Signed the paperwork today so it is finally official, and I am pleased to report that I will be the 2020-2021 Graduate Fellow @sims_mss !!! I’ll be working on a side project to my dissertation on trauma, which will be a digital interface that offers book historians...1/
a space to collate their manuscripts (and early modern books) temporally, thereby enabling them to visualize how a manuscript’s contents change over time. I also want to offer speculation a seat at the table for what counts as meaningful when rendering mss in digital spaces 2/.
This project, which I have tentatively called “Bindr,” (
) seeks to lay bare a manuscript’s full history of loss and repair in a single space. I started the thinking for this project in @whitneytrettien's DH class in the Spring of 2018... 3/

when I was simultaneously working in the conservation lab in Kislak (shoutout to my fav @sarahreidell), taking apart UPenn, MS Codex 196, studying it, and then putting it back together (n.b. those are not my hands in the first image, I did *not* take it apart, only observed) 4/.

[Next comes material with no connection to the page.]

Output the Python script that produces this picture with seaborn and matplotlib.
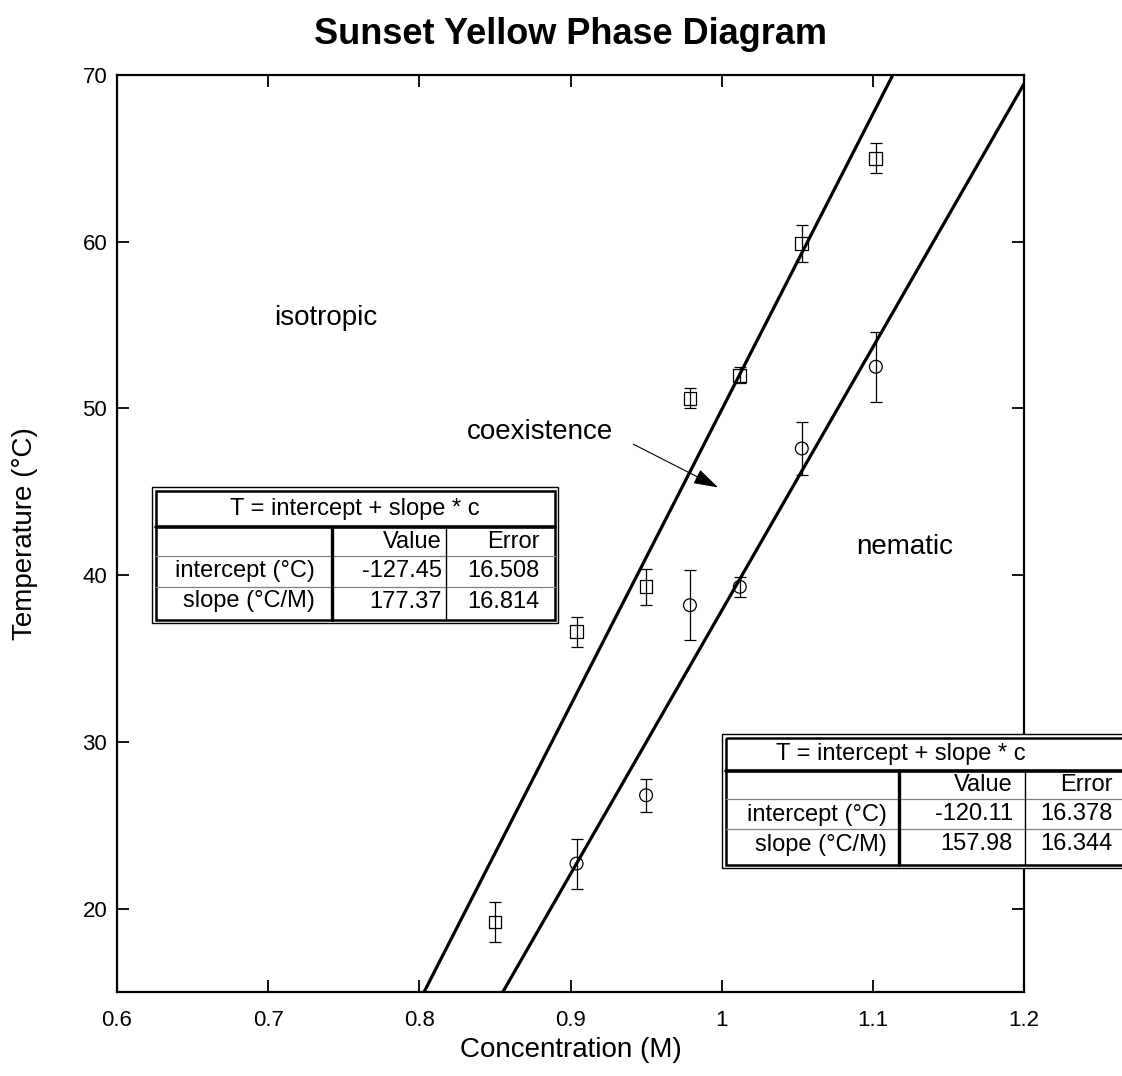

This manuscript contains the only known copy of the Middle English Lament of St. Anselm ( https://sites.trinity.edu/akraebel/lament ). When the manuscript was unbound and in its loose-leaf state, I was able to determine an accurate collation formula for 2018, but through careful research ... 5/
I was also to confirm what the manuscript contained c.1600 and in 1933. I also had a pretty good idea for what the book contained in its original state in the late 14th century, and what was lost between 1933 and 1939. Despite the amount of data collected, however... 6/
I found it difficult to render this information digitally, and in a way that centered its significance. Manuscripts in digital spaces (understandably) focus on concrete details that are present in an extant codex, but they leave little (if any) space for a visualization... 7/
of its known or suspected past lives. Working off of models like @leoba's Viscoll, or @lisafdavis's "Reconstructing the Beauvis Misal," I hope to offer a space where users can oscillate between different temporal nodes to see how the structure of the book changes over time 8/.
Book historians also have intimate knowledge of a manuscript’s mise-en-page and the various choices made by its scribe(s); oftentimes we even know which bits of texts were present but are now missing, and it is my hope that Bindr will offer users a place where they can... 9/
incorporate that knowledge more substantially by (perhaps controversially) offering users the option of constructing their own digital avatars of missing folios. I want a digital space for a little speculation in a field that is so heavily centered on empirical data. More soon!